Franceschi: Infatti. Per quanto riguarda la libertà dei contraenti un dato che mi sembra molto interessante e che non è noto è che sin dai primi secoli la Chiesa è stata la prima a difendere la libertà dei contraenti. Ad esempio, con il condannare perfino con pene gravi le influenze esterne che privano di questa libertà, come quei genitori che obbligano i figli a sposare una determinata persona. Questo capitava regolarmente fino a pochi secoli fa, ma ci sono culture nelle quali sono ancora i genitori a decidere chi debba sposare il proprio figlio o la propria figlia. La Chiesa ha sempre difeso la libertà del consenso, che è insostituibile. Il diritto della Chiesa dice che il consenso non può essere supplito da nessuna potestà umana: né dalla Chiesa, né dai genitori, né dal gruppo culturale. È la scelta più personale che c’è, io direi una scelta vocazionale vera e propria, quella di donare se stessi per creare quella nuova comunità che è il matrimonio. Per questo ci vuole quella libertà minima. Se non si verifica questa libertà minima, allora per la Chiesa non c’è mai stato matrimonio.

Quand è che non esiste questa condizione della libertà minima?

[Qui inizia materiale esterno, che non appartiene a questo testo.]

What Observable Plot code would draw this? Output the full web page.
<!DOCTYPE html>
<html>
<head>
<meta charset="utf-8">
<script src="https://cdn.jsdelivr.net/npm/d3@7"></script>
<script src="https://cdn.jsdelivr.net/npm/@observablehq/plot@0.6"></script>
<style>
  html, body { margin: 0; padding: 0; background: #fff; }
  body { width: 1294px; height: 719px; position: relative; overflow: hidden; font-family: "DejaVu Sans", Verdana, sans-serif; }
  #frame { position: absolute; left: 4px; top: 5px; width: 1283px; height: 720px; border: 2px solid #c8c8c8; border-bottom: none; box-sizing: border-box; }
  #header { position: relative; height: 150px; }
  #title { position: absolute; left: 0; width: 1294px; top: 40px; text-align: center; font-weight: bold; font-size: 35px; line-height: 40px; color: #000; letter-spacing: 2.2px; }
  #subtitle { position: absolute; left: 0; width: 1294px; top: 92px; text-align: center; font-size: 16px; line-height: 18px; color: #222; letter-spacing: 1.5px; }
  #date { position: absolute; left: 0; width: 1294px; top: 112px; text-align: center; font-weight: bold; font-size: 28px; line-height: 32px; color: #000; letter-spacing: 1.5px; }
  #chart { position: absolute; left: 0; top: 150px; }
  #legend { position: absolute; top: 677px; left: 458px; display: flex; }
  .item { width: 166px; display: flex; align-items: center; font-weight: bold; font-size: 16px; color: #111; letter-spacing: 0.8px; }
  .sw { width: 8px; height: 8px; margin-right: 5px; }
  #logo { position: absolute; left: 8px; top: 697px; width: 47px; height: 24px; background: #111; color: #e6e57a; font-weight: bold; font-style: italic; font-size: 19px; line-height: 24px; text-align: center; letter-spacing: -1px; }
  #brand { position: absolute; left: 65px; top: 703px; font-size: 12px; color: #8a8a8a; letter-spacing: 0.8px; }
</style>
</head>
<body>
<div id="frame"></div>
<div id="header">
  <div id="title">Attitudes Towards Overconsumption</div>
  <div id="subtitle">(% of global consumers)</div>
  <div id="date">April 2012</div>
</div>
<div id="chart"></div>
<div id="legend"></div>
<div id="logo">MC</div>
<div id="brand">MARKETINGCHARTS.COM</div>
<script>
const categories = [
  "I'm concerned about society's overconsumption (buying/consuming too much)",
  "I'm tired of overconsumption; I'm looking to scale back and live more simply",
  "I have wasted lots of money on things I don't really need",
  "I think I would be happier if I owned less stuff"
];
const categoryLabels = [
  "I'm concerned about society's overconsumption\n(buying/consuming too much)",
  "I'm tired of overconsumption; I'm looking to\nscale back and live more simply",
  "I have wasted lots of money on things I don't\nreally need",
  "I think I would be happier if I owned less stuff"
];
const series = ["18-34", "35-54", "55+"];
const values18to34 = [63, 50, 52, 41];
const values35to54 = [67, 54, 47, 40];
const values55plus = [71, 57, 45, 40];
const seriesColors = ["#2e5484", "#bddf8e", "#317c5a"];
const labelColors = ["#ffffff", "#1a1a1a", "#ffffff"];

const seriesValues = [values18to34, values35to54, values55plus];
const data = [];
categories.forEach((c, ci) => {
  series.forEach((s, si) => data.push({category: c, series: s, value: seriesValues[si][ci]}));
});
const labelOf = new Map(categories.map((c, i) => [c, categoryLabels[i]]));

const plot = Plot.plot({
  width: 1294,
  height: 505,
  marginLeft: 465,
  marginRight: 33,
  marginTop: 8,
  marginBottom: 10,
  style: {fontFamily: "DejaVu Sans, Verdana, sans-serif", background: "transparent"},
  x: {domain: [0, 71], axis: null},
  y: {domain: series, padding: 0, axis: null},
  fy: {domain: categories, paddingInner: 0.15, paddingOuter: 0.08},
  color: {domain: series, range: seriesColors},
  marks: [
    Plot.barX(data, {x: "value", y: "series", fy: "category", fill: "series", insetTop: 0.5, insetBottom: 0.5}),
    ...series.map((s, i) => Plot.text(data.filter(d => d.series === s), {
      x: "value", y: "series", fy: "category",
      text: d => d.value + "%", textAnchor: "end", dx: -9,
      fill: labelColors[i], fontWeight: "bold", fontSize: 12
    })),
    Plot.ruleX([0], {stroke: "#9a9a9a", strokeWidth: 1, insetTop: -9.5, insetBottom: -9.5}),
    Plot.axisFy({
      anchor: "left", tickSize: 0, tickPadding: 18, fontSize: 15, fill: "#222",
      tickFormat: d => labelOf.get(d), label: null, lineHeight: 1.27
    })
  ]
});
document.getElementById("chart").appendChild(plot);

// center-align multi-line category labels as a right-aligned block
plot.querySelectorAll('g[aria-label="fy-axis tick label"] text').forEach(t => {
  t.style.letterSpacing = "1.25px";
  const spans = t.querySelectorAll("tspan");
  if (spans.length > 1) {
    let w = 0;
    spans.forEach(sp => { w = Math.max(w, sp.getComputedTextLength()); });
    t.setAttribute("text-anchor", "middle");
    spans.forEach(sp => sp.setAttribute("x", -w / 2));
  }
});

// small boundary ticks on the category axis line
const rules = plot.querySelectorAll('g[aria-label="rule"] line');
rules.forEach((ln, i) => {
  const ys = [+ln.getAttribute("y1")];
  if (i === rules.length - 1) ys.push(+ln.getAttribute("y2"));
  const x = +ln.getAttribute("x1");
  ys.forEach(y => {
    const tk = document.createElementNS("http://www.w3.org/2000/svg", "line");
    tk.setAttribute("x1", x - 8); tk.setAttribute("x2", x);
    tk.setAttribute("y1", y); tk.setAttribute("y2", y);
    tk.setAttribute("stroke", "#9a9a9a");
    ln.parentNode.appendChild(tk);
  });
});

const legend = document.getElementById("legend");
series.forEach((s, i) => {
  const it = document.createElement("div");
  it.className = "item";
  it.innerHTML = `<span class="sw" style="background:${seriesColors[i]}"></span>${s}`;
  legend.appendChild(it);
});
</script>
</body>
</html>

Franceschi: Posso fare due esempi. Il primo è quello del timore grave, di qualcuno che è obbligato contro la sua volontà a dare il consenso, sotto minaccia; il secondo caso è quello dell’incapacità. Una persona che per un’anomalia psichica non ha la sufficiente libertà, non può essere se stessa mentre prende la decisione, ma è trascinata da un condizionamento patologico, o da una dipendenza patologica; se viene accertato dalla psicologo, allora questo fa dire alla Chiesa che non c’è stato matrimonio. E poi la Chiesa incoraggia molto, e lo dice chiaramente tanto nel Magistero quanto nello stesso Codice del Diritto Canonico, l’obbligo grave dei genitori nell’educazione non soltanto religiosa, ma morale ed umana dei figli. Promuove e tenta di trovare delle soluzioni ai problemi pratici, quelli che si leggono sui giornali, i ragazzi che sono senza lavoro, che non si possono rendere indipendenti, ecc. Questo è diverso dal mammismo. Creare delle condizioni sociali giuste: educare adeguatamente, nel senso che oggi – questo lo vedo anche dal lavoro pastorale che svolgo – i giovani vogliono avere tutto sotto controllo prima di sposarsi. E poi pongono l’accento sulla festa, il viaggio, e si è perso che il centro di tutto è l’impegno, il donare se stessi, mentre tutto il resto è la cornice.

Quali sono le cause più frequenti per iniziare una causa di nullità del matrimonio in Italia?

Franceschi: Per una dichiarazione di nullità – perché ricordiamo sempre che non si tratta di annullare qualcosa che era valido, ma di dichiarare che quel matrimonio non è mai stato un matrimonio, cioè non era valido fin dall’inizio – le cause più frequenti penso siano da una parte quella che si chiama l’esclusione o la simulazione, cioè una persona che si sposa con la volontà positiva ad esempio di non avere figli. Allora il problema è nel fatto che questa persona sta escludendo qualcosa che è nell’essenza del matrimonio: ad esempio, l’esclusione della fedeltà. La “simulazione” è una delle cause di nullità più frequenti, anche per la mancanza di formazione che troviamo oggi in molti giovani, che arrivano al matrimonio per una formazione che delle volte è persino ostile al matrimonio, alla famiglia, alla fedeltà, ecc. Si sposano con una volontà chiaramente chiusa per qualcosa che è l’essenza del matrimonio. E l’altra causa che io vedo nei tribunali è proprio la cosiddetta incapacità psichica: ci sono sempre più cause su questo. Un tema su cui i pontefici – Giovanni Paolo II, Benedetto XVI – sono tornati molte volte nei famosi discorsi alla Rota Romana, tentando di arginare alcune interpretazioni un po’ troppo larghe, perché a volte è bastato accennare alla presenza di un problema psicologico per definire qualcuno “incapace”. Non può essere così. L’incapacità psichica toglie la discrezione minima, o rende incapace di assumere qualcosa che è l’essenza del matrimonio. Nessuno può dare quello che non ha: se una persona non può disporre di se stesso, allora non può darsi ad un’unione.